Cultura Pop

Piedra Rodante: a Rolling Stone do México

Published

on

Em 2002, poucos anos antes da Rolling Stone voltar a ser publicada no Brasil, o México ganhou uma edição local da revista. E Brasil e México têm algo em comum no que diz respeito à relação com o título norte-americano,  até porque ambos os países já haviam tido edições da publicação nos anos 1970. A do México existiu por apenas oito números, de maio de 1971 a janeiro de 1972, se chamou Piedra rodante (!) e foi fechada numa época de forte repressão à contracultura no país, com o presidente Luiz Echeverria à frente do combate.

Echeverria, um advogado que hoje tem 98 anos, presidiu o México de 1970 a 1976. Antes disso, no significativo ano de 1964, ele foi secretário de Governo do antecessor dele na presidência, Gustavo Díaz Ordaz.
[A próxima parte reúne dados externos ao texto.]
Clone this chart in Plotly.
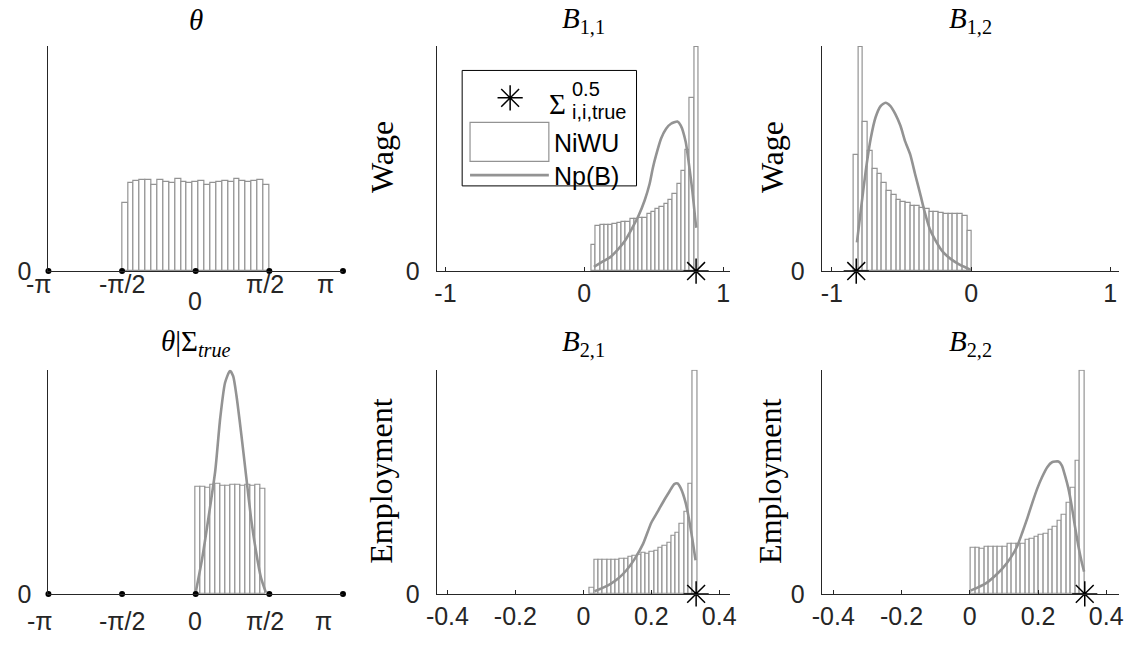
import numpy as np
import plotly.graph_objects as go

W, H = 1139, 649
PI = np.pi

# ---------------- data ----------------
# theta (prior draws): histogram on [-pi/2, pi/2]
theta_lo, theta_hi = -PI / 2, PI / 2
theta_freq = [0.304, 0.393, 0.401, 0.406, 0.407, 0.386, 0.404, 0.397, 0.393, 0.410,
              0.396, 0.394, 0.397, 0.403, 0.384, 0.394, 0.399, 0.403, 0.396, 0.409,
              0.403, 0.397, 0.401, 0.404, 0.383]

# theta | Sigma_true
theta_t_lo, theta_t_hi = 0.0, 1.495
theta_t_freq = [0.480, 0.480, 0.477, 0.489, 0.491, 0.486, 0.483, 0.489, 0.489, 0.483,
                0.489, 0.486, 0.489, 0.469]
theta_t_curve_x = [0.0, 0.139, 0.278, 0.418, 0.522, 0.626, 0.731, 0.80, 0.870, 0.974,
                   1.078, 1.183, 1.287, 1.392, 1.496]
theta_t_curve_y = [0.007, 0.160, 0.349, 0.553, 0.786, 0.946, 1.0, 0.975, 0.888, 0.713,
                   0.524, 0.335, 0.190, 0.073, 0.007]

# B(1,1)
b11_lo, b11_hi = 0.052, 0.823
b11_freq = [0.116, 0.203, 0.204, 0.206, 0.206, 0.210, 0.214, 0.217, 0.219, 0.232,
            0.232, 0.235, 0.236, 0.254, 0.262, 0.275, 0.284, 0.297, 0.319, 0.345,
            0.388, 0.446, 0.541, 0.772, 1.0]
b11_curve_x = [0.069, 0.128, 0.187, 0.246, 0.293, 0.340, 0.388, 0.435, 0.470, 0.494,
               0.518, 0.553, 0.589, 0.624, 0.671, 0.695, 0.730, 0.754, 0.778, 0.797, 0.806]
b11_curve_y = [0.019, 0.041, 0.062, 0.099, 0.135, 0.186, 0.243, 0.316, 0.388, 0.461,
               0.519, 0.591, 0.635, 0.657, 0.667, 0.649, 0.577, 0.475, 0.359, 0.243, 0.193]
b11_true = 0.805

# B(1,2)
b12_lo, b12_hi = -0.844, 0.007
b12_freq = [0.516, 1.0, 0.664, 0.536, 0.457, 0.432, 0.391, 0.359, 0.338, 0.319,
            0.309, 0.304, 0.291, 0.291, 0.281, 0.275, 0.264, 0.262, 0.261, 0.254,
            0.255, 0.255, 0.254, 0.246, 0.178]
b12_curve_x = [-0.820, -0.792, -0.757, -0.721, -0.686, -0.650, -0.615, -0.579, -0.544,
               -0.508, -0.473, -0.437, -0.402, -0.366, -0.331, -0.296, -0.248, -0.201,
               -0.142, -0.083, -0.024, 0.0]
b12_curve_y = [0.128, 0.272, 0.446, 0.591, 0.686, 0.736, 0.751, 0.736, 0.700, 0.649,
               0.577, 0.519, 0.432, 0.345, 0.258, 0.186, 0.128, 0.084, 0.052, 0.029,
               0.012, 0.004]
b12_true = -0.825

# B(2,1)
b21_lo, b21_hi = 0.0193, 0.335
b21_freq = [0.029, 0.151, 0.154, 0.154, 0.152, 0.152, 0.152, 0.158, 0.158, 0.164,
            0.170, 0.176, 0.184, 0.180, 0.190, 0.195, 0.205, 0.214, 0.228, 0.258,
            0.275, 0.312, 0.366, 0.492, 1.0]
b21_curve_x = [0.0329, 0.0551, 0.0792, 0.1034, 0.1275, 0.1517, 0.1758, 0.2, 0.2193,
               0.2386, 0.2531, 0.2676, 0.2773, 0.287, 0.3014, 0.3111, 0.3208, 0.3304]
b21_curve_y = [0.012, 0.026, 0.044, 0.070, 0.107, 0.158, 0.224, 0.319, 0.370,
               0.422, 0.458, 0.492, 0.495, 0.473, 0.407, 0.334, 0.246, 0.151]
b21_true = 0.332

# B(2,2)
b22_lo, b22_hi = 0.003, 0.337
b22_freq = [0.207, 0.207, 0.204, 0.212, 0.212, 0.212, 0.212, 0.212, 0.226, 0.223,
            0.223, 0.223, 0.241, 0.248, 0.255, 0.263, 0.270, 0.285, 0.299, 0.326,
            0.353, 0.409, 0.474, 0.596, 1.0]
b22_curve_x = [0.003, 0.024, 0.048, 0.072, 0.096, 0.121, 0.140, 0.154, 0.169, 0.183,
               0.198, 0.212, 0.227, 0.241, 0.260, 0.270, 0.279, 0.289, 0.299, 0.308,
               0.318, 0.328, 0.335]
b22_curve_y = [0.015, 0.029, 0.048, 0.078, 0.114, 0.165, 0.217, 0.275, 0.341, 0.407,
               0.473, 0.524, 0.568, 0.590, 0.593, 0.575, 0.531, 0.473, 0.392, 0.305,
               0.217, 0.143, 0.100]
b22_true = 0.337

theta_ticks = [-PI, -PI / 2, 0, PI / 2, PI]
theta_labels = ["-π", "-π/2", "0", "π/2", "π"]
b_top_ticks = [-1, 0, 1]
b_top_labels = ["-1", "0", "1"]
b_bot_ticks = [-0.4, -0.2, 0, 0.2, 0.4]
b_bot_labels = ["-0.4", "-0.2", "0", "0.2", "0.4"]

# ---------------- style ----------------
SANS = "Liberation Sans, Arial, Helvetica, sans-serif"
SERIF = "Liberation Serif, Times New Roman, serif"
AX = "#262626"
GREY = "#939393"
TICK_FS = 25
TITLE_FS = 29
YLAB_FS = 32


def pxx(x):
    return x / W


def pxy(y):
    return 1 - y / H


# pixel boxes for each panel: (left, right, top, bottom)
cols = [(38, 337), (432, 730), (823, 1125)]
rows = [(47, 277), (378, 607)]

panels = [
    dict(row=0, col=0, xr=[-PI, PI], title="<i>θ</i>"),
    dict(row=0, col=1, xr=[-1.064, 1.05], title="<i>B</i><sub>1,1</sub>"),
    dict(row=0, col=2, xr=[-1.073, 1.064], title="<i>B</i><sub>1,2</sub>"),
    dict(row=1, col=0, xr=[-PI, PI], title="<i>θ</i>|Σ<sub><i>true</i></sub>"),
    dict(row=1, col=1, xr=[-0.432, 0.432], title="<i>B</i><sub>2,1</sub>"),
    dict(row=1, col=2, xr=[-0.434, 0.438], title="<i>B</i><sub>2,2</sub>"),
]

fig = go.Figure()
layout = dict(
    width=W, height=H,
    margin=dict(l=0, r=0, t=0, b=0),
    paper_bgcolor="white", plot_bgcolor="rgba(0,0,0,0)",
    showlegend=False,
)
annotations = []
shapes = []

for i, p in enumerate(panels, start=1):
    x0, x1 = cols[p["col"]]
    y0, y1 = rows[p["row"]]
    xa = dict(domain=[pxx(x0), pxx(x1)], range=p["xr"], showgrid=False, zeroline=False,
              showline=True, linecolor=AX, linewidth=1, anchor=f"y{i}",
              tickfont=dict(family=SANS, size=TICK_FS, color=AX))
    ya = dict(domain=[pxy(y1), pxy(y0)], range=[0, 1.004], showgrid=False, zeroline=False,
              showline=True, linecolor=AX, linewidth=1, anchor=f"x{i}",
              tickvals=[0], ticktext=["0"], ticks="", ticklabelstandoff=11,
              tickfont=dict(family=SANS, size=TICK_FS, color=AX))
    if p["col"] == 0:
        xa.update(showticklabels=False, ticks="")
    else:
        tv, tt = (b_top_ticks, b_top_labels) if p["row"] == 0 else (b_bot_ticks, b_bot_labels)
        xa.update(tickvals=tv, ticktext=tt, ticks="inside", ticklen=4, tickcolor=AX,
                  tickwidth=1, ticklabelstandoff=0)
    layout["xaxis" if i == 1 else f"xaxis{i}"] = xa
    layout["yaxis" if i == 1 else f"yaxis{i}"] = ya
    annotations.append(dict(text=p["title"], x=pxx((x0 + x1) / 2),
                            y=pxy(y0 - 27), xref="paper", yref="paper",
                            showarrow=False, xanchor="center", yanchor="middle",
                            font=dict(family=SERIF, size=TITLE_FS, color="black")))


def add_hist(i, lo, hi, freq):
    n = len(freq)
    w = (hi - lo) / n
    centers = [lo + w * (k + 0.5) for k in range(n)]
    fig.add_trace(go.Bar(x=centers, y=freq, width=w, xaxis=f"x{i}", yaxis=f"y{i}",
                         marker=dict(color="white", line=dict(color=GREY, width=1.2)),
                         hoverinfo="skip"))


def add_curve(i, xs, ys):
    fig.add_trace(go.Scatter(x=xs, y=ys, mode="lines", xaxis=f"x{i}", yaxis=f"y{i}",
                             line=dict(color=GREY, width=2.6, shape="spline", smoothing=0.6),
                             hoverinfo="skip"))


STAR = dict(symbol="asterisk-open", size=21, color="black",
            line=dict(color="black", width=1.5))


def add_true(i, v):
    fig.add_trace(go.Scatter(x=[v], y=[0], mode="markers", xaxis=f"x{i}", yaxis=f"y{i}",
                             cliponaxis=False, marker=STAR, hoverinfo="skip"))


def add_theta_dots(i):
    fig.add_trace(go.Scatter(x=theta_ticks, y=[0] * len(theta_ticks), mode="markers",
                             xaxis=f"x{i}", yaxis=f"y{i}", cliponaxis=False,
                             marker=dict(symbol="circle", size=6, color="black"),
                             hoverinfo="skip"))


# panel 1: theta
add_hist(1, theta_lo, theta_hi, theta_freq)
add_theta_dots(1)
# panel 2: B11
add_hist(2, b11_lo, b11_hi, b11_freq)
add_curve(2, b11_curve_x, b11_curve_y)
add_true(2, b11_true)
# panel 3: B12
add_hist(3, b12_lo, b12_hi, b12_freq)
add_curve(3, b12_curve_x, b12_curve_y)
add_true(3, b12_true)
# panel 4: theta | Sigma_true
add_hist(4, theta_t_lo, theta_t_hi, theta_t_freq)
add_curve(4, theta_t_curve_x, theta_t_curve_y)
add_theta_dots(4)
# panel 5: B21
add_hist(5, b21_lo, b21_hi, b21_freq)
add_curve(5, b21_curve_x, b21_curve_y)
add_true(5, b21_true)
# panel 6: B22
add_hist(6, b22_lo, b22_hi, b22_freq)
add_curve(6, b22_curve_x, b22_curve_y)
add_true(6, b22_true)

# angle labels under the theta panels
top_pos = [(28, 290), (112.5, 290), (187, 308), (257.5, 290), (319, 290)]
bot_pos = [(29, 635), (112.5, 635), (187, 635), (257.5, 635), (317.5, 635)]
for lab, (x, y) in zip(theta_labels, top_pos):
    annotations.append(dict(text=lab, x=pxx(x), y=pxy(y), xref="paper", yref="paper",
                            showarrow=False, xanchor="center", yanchor="middle",
                            font=dict(family=SANS, size=TICK_FS, color=AX)))
for lab, (x, y) in zip(theta_labels, bot_pos):
    annotations.append(dict(text=lab, x=pxx(x), y=pxy(y), xref="paper", yref="paper",
                            showarrow=False, xanchor="center", yanchor="middle",
                            font=dict(family=SANS, size=TICK_FS, color=AX)))

# y-axis labels
for txt, x, y in [("Wage", 376, 160), ("Wage", 772, 160),
                  ("Employment", 376, 492), ("Employment", 771, 492)]:
    annotations.append(dict(text=txt, x=pxx(x), y=pxy(y), xref="paper", yref="paper",
                            showarrow=False, textangle=-90, xanchor="center",
                            yanchor="middle",
                            font=dict(family=SERIF, size=YLAB_FS, color="black")))

# legend (drawn inside the B11 panel)
shapes.append(dict(type="rect", xref="paper", yref="paper",
                   x0=pxx(458), x1=pxx(635), y0=pxy(190), y1=pxy(72),
                   line=dict(color="black", width=1), fillcolor="rgba(0,0,0,0)"))
shapes.append(dict(type="rect", xref="paper", yref="paper",
                   x0=pxx(466), x1=pxx(546), y0=pxy(165), y1=pxy(125),
                   line=dict(color=GREY, width=1.2), fillcolor="white"))
shapes.append(dict(type="line", xref="paper", yref="paper",
                   x0=pxx(466), x1=pxx(546), y0=pxy(179), y1=pxy(179),
                   line=dict(color=GREY, width=2.6)))

layout["xaxis7"] = dict(domain=[0, 1], range=[0, W], visible=False, anchor="y7", fixedrange=True)
layout["yaxis7"] = dict(domain=[0, 1], range=[H, 0], visible=False, anchor="x7", fixedrange=True)
fig.add_trace(go.Scatter(x=[506.7], y=[100], mode="markers", xaxis="x7", yaxis="y7",
                         marker=STAR, hoverinfo="skip"))

legend_text = [
    ("Σ", 544, 106, SERIF, 29, "left"),
    ("0.5", 567, 91, SANS, 20, "left"),
    ("i,i,true", 567, 114, SANS, 20, "left"),
    ("NiWU", 549, 146, SANS, 25, "left"),
    ("Np(B)", 549, 180, SANS, 25, "left"),
]
for txt, x, y, fam, fs, xa in legend_text:
    annotations.append(dict(text=txt, x=pxx(x), y=pxy(y), xref="paper", yref="paper",
                            showarrow=False, xanchor=xa, yanchor="middle",
                            font=dict(family=fam, size=fs, color="black")))

layout["annotations"] = annotations
layout["shapes"] = shapes
layout["bargap"] = 0
fig.update_layout(**layout)

fig.write_html("out.html")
Foi sob a gestão dos dois que o México entrou para o clube dos países marcados pela repressão brutal a movimentos estudantis, graças ao Massacre de Tlatelolco.

O massacre aconteceu em 2 de outubro de 1968, quando as forças armadas do país abriram fogo contra civis desarmados na Praça das Três Culturas, durante um levante de estudantes em resposta à ocupação militar da Universidade Nacional Autónoma do México (UNAM).

A polícia abriu fogo contra um local ocupado pelos estudantes e centenas deles foram mortos, além de transeuntes que passavam por ali (incluindo crianças) e pessoas que assistiam à missa na Catedral Metropolitana, ali perto. Echeverria chegou a ser preso em 2006 pela matança, mas não ficou nem sequer um mês na cadeia – foi absolvido por causa da prescrição do delito.

Aliás, olha só por onde Echeverria andou passando por aqueles tempos.

O governo de Echeverria também tomou atitudes extremas em relação ao rock local, proibindo shows em estádios e agindo com repressão a jovens. Foi nesse contexto que um cara chamado Manuel Aceves, que trabalhava com publicidade, resolveu largar tudo para tentar lançar uma visão local da Rolling Stone, com título traduzido para Piedra rodante. O setor de publicações da Stony Brook University mandou escannear todos os números e colocá-los na internet. Pode ler tudo aqui.

Aceves negociou com Jann Wenner (criador da Rolling Stone) o uso de material da revista, criou uma editora e pôs o material para circular, sob o lema “el periódico de la vida emocional” (o jornal da vida emocional). Era um trocadilho com o “el periódico de la vida nacional”, que era o lema do Excélsior, um dos dois maiores jornais do México na época. Só que sob um regime tão totalitário, ficou complicado manter a revista funcionando. Ainda mais depois de uma baita perseguição ao rock e à música pop, ocorrida após a realização de uma espécie de Woodstock local, o festival de Avándaro.

O evento, que tinha o nome completo de Festival Avándaro Rock y Ruedas, rolou na Cidade do México nos dias 11 e 12 de setembro de 1971, e teve participação de bandas conhecidas do rock mexicano como Dug Dug’s, La Tinta Blanca, El AmorPeace & Love e Three Souls in My Mind. A própria estação de TV Televisa, que cobriu o evento, fez uma reportagem destacando a reação de censura do governo. Echeverria mandou proibir festivais de rock em estádios e cortar o estilo musical das rádios. Até mesmo o radialista que transmitiu o evento teve licença cassada.

Aparentemente, além das notícias sobre gente fumando maconha e sexo livre no festival, Echeverria e seus asseclas não gostaram de algumas fotos publicadas nos jornais mostrando o evento – como a imagem acima. Ou de demonstrações de “poder jovem” por parte dos músicos no palco. Ou dos palavrões de alguns dos artistas, transmitidas pelo rádio.

Para piorar um pouco, o jornal Alarme avisou que o festival era uma “asquerosa orgia hippie” (um inferno, enfim) com drogas e degeneração sexual. Foi nesse contexto que Aceves achou melhor suspender a publicação enquanto estava vivo. O publicitário nunca mais (ao que se sabe) comandou nenhuma publicação e passou a trabalhar com psicoterapia junguiana. Morreu em 2009.

As oito edições da Piedra rodante foram parar nas bibliotecas da Stony Brook University por intermédio de uma doação de Luis Gonzalez-Reimann (da Universidade da Califórnia, Berkeley), que foi editor associado e crítico de discos da publicação.

“Considerando que Stony Brook disponibiliza as edições para fins acadêmicos, estou convencido de que, a esta altura (mais de quarenta anos depois), Manuel Aceves teria ficado feliz para permitir que a história e os conteúdos de Piedra Rodante sejam amplamente conhecidos”, escreveu Reimann. Uma pena que a própria Rolling Stone americana nem chegue a falar muito da Piedra Rodante, mas as edições estão aí.